None of these are critical issues, but they are inconvenient. (And I suspect that more developers will start to face this starting in Swift 5.3 because of SE-0271 — especially for projects relating to the web)
Is there any way to exclude certain files or directories from the project Xcode generates for the package?
One workaround that I tried was to run swift package generate-xcodeproj and remove the folder reference from the project. However, there were a few problems with this approach:
The generated project has problems linking libxml2 for dependencies that use that library, whereas SPM is able to build the project just fine.
The project must be regenerated (and subsequently re-edited) whenever a dependency is added or removed.
The generated project isn't as convenient as the interface Xcode provides when opening a package directly.

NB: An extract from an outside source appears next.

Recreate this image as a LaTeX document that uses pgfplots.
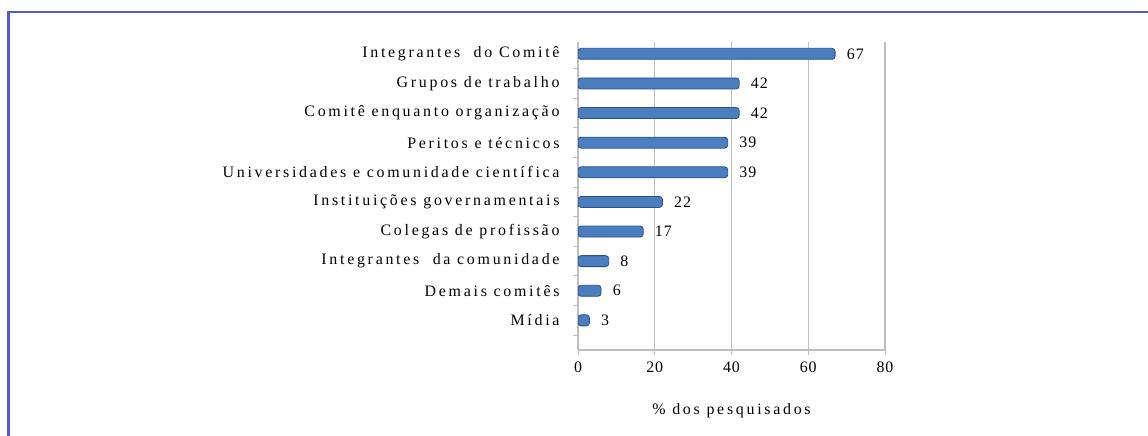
\documentclass[border=0pt]{standalone}
\usepackage{fontspec}
\setmainfont{Liberation Serif}
\usepackage{pgfplots}
\pgfplotsset{compat=1.18}
\definecolor{framecol}{RGB}{80,92,200}
\definecolor{barmid}{RGB}{74,126,190}
\definecolor{bardark}{RGB}{40,80,145}
\definecolor{gridcol}{RGB}{190,190,190}
\newcommand{\lblfont}{\fontsize{16}{17}\selectfont\addfontfeatures{LetterSpace=17}}
\newcommand{\numfont}{\fontsize{16}{17}\selectfont\addfontfeatures{LetterSpace=6}}

\begin{document}
\begin{tikzpicture}[x=1bp,y=1bp]
\useasboundingbox (0,0) rectangle (1148,436);
\draw[framecol, line width=2.5bp] (8.5,0) -- (8.5,424) -- (1148,424);
\begin{axis}[
  at={(578bp,86bp)}, anchor=south west,
  scale only axis, width=307bp, height=308bp,
  xbar, bar width=11bp,
  xmin=0, xmax=80, ymin=-1, ymax=9.4,
  xtick={0,20,40,60,80},
  ytick={0,...,9},
  yticklabels={M\'idia, Demais comit\^es, Integrantes\ \ da comunidade,
    Colegas de profiss\~ao, Institui\c{c}\~oes governamentais,
    Universidades e comunidade cient\'ifica, Peritos e t\'ecnicos,
    Comit\^e enquanto organiza\c{c}\~ao, Grupos de trabalho,
    Integrantes\ \ do Comit\^e},
  minor ytick={-0.5,0.5,...,8.5},
  major y tick style={draw=none},
  tick align=outside,
  major tick length=5bp, minor tick length=5bp,
  tick style={gridcol, line width=1bp},
  axis x line*=bottom, axis y line*=left,
  axis line style={gridcol, line width=1.2bp, -},
  xmajorgrids, grid style={gridcol, line width=1.2bp},
  /pgf/number format/assume math mode=true,
  yticklabel style={font=\lblfont, xshift=-10bp},
  xticklabel style={font=\numfont, yshift=-3bp},
  xlabel={\% dos pesquisados},
  xlabel style={font=\lblfont, yshift=-24bp},
  nodes near coords,
  nodes near coords style={font=\numfont, anchor=west, xshift=8bp},
]
\addplot[draw=bardark, line width=0.8bp, fill=barmid, rounded corners=3bp]
  coordinates {(3,0) (6,1) (8,2) (17,3) (22,4) (39,5) (39,6) (42,7) (42,8) (67,9)};
\end{axis}
\end{tikzpicture}
\end{document}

There's no way to exclude parts of the package from being visible to Xcode today. I think we considered providing the option to only see contents which are referenced by any package targets at some point, but that would be more of a filter, not really changing most of the issues you're seeing (except maybe "Find in Package").

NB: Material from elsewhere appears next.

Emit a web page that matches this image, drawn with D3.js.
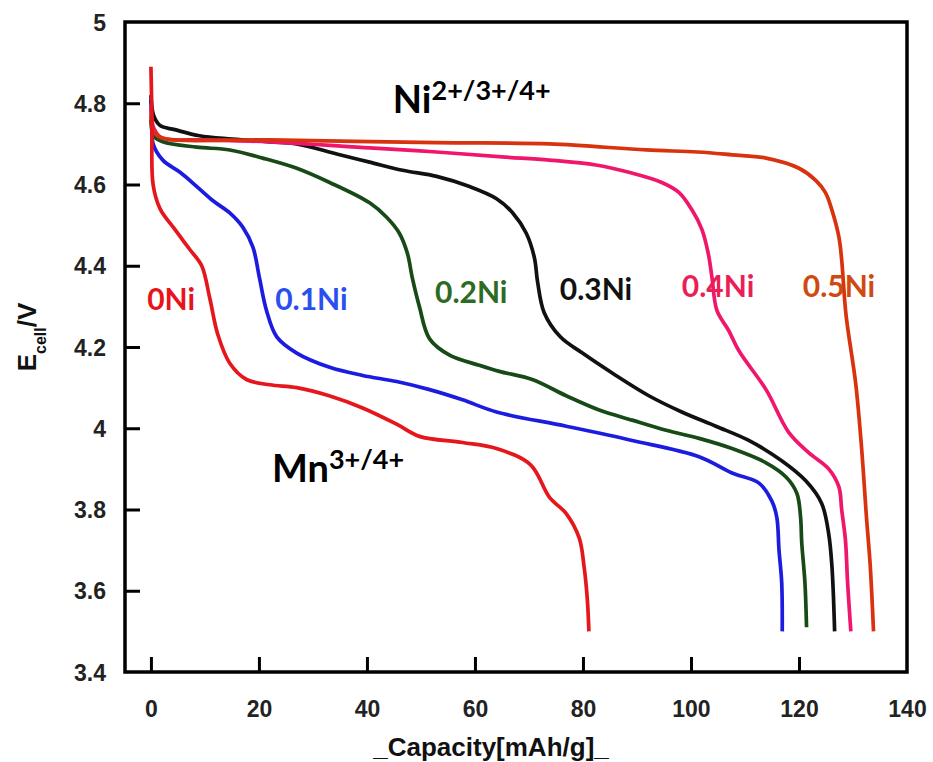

Since hidden directories are excluded, we can look into that as a stop-gap solution. That said I think having a way to exclude folders, either directly in Xcode preferences or as part of SPM configuration would be really useful for heterogenous source projects like this one.

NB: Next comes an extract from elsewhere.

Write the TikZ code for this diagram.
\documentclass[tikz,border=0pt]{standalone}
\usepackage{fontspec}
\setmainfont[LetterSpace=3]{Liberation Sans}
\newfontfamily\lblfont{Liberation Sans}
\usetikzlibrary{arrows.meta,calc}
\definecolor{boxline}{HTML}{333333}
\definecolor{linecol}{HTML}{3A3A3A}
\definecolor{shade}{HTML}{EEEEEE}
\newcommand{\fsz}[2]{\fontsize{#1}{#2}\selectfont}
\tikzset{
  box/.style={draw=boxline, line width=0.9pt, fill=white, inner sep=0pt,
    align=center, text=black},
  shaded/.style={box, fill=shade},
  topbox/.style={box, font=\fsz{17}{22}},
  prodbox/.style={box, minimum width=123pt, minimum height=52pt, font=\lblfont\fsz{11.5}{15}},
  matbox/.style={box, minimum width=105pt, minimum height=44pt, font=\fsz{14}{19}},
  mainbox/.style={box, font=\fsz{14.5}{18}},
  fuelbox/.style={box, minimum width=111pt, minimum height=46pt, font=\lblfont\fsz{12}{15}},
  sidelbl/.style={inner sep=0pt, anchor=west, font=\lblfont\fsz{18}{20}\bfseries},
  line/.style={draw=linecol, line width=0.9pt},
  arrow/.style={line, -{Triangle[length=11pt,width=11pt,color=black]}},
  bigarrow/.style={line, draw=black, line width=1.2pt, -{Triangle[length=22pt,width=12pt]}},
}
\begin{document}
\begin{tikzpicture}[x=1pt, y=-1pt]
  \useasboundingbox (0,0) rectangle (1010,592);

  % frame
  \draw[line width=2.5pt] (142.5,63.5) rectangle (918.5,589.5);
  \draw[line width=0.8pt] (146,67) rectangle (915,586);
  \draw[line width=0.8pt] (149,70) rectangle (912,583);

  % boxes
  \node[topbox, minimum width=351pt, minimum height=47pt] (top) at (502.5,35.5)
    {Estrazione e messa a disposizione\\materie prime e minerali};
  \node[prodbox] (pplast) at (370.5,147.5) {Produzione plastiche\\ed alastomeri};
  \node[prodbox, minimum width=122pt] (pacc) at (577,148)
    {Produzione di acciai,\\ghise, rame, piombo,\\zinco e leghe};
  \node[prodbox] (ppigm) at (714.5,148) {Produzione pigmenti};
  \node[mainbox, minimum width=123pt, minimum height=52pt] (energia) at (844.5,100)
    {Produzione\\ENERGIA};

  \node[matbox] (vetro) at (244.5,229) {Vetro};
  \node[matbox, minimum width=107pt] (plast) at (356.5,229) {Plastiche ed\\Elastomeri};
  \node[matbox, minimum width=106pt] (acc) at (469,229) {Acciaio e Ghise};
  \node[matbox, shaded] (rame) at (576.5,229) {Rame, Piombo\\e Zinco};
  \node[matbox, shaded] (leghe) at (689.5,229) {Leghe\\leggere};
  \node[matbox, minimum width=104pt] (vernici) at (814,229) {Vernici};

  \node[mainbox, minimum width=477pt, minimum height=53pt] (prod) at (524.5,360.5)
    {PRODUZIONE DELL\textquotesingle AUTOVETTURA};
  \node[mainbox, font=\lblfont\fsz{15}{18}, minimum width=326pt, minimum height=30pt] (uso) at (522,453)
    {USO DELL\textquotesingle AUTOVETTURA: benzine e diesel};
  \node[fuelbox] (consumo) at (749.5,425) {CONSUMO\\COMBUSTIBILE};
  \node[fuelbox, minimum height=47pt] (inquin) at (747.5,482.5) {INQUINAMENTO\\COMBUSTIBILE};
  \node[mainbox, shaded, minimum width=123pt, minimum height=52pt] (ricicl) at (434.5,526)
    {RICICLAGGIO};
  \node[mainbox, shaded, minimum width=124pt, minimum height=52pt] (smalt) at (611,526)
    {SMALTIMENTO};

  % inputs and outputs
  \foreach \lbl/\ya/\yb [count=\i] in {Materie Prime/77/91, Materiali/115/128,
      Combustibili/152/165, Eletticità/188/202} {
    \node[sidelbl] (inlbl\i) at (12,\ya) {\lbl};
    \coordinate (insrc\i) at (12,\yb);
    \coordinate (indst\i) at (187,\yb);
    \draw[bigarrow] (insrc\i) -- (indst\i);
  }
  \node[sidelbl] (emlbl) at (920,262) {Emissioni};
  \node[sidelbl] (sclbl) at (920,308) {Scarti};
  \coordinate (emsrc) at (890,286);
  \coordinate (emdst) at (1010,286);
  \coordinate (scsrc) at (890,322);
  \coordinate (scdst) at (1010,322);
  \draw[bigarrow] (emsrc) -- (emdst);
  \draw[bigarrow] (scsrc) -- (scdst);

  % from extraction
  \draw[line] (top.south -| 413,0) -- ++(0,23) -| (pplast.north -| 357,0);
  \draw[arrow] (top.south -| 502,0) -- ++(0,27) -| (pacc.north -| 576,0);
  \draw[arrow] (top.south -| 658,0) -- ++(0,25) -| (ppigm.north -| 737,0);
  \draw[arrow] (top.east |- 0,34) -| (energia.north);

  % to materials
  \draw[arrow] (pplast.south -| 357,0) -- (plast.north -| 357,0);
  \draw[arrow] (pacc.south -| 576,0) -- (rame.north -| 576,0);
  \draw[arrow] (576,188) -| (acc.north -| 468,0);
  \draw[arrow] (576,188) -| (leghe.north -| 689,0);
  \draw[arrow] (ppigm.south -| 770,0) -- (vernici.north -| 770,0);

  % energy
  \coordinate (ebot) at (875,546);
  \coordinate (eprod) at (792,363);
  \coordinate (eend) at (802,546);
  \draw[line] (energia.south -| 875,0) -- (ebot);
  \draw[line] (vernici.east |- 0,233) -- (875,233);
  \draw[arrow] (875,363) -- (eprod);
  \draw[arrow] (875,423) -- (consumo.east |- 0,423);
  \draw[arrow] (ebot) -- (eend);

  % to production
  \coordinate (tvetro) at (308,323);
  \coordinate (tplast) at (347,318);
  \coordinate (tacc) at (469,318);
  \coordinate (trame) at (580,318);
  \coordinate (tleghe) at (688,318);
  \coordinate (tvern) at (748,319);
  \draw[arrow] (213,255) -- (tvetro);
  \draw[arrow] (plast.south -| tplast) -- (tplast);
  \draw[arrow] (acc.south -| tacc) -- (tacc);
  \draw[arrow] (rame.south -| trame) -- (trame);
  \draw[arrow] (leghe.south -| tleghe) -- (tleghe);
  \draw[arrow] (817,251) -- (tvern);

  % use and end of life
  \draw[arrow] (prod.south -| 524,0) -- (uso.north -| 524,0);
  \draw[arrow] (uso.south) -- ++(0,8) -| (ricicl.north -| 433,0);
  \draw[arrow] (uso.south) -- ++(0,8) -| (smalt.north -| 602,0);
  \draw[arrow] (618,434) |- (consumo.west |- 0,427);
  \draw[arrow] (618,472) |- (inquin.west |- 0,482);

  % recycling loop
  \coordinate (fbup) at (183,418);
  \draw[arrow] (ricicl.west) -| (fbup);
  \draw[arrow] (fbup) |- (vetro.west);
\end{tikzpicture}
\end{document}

Thanks for your response. Please do consider options for supporting use cases like this in the future — especially as SPM expands to support new product types, and Swift starts to be incorporated into multi-language projects.
I just realised that there is a way to do this, albeit it is more of a workaround. If you place a Package.swift in the directory you want to exclude, Xcode should ignore it.
Sorry for digging up this topic!
I'm having a similar problem, but the workaround you described seems to work no longer. Does the Package.swift need to have any meaningful content? I've basically just added an empty Package.swift to the directory I'd like to exclude.
This would be awesome. I had to use the Package.swift to a monorepo where I also have a website with a node_modules directory. Xcode was very slow because it tried to index the content inside node_modules.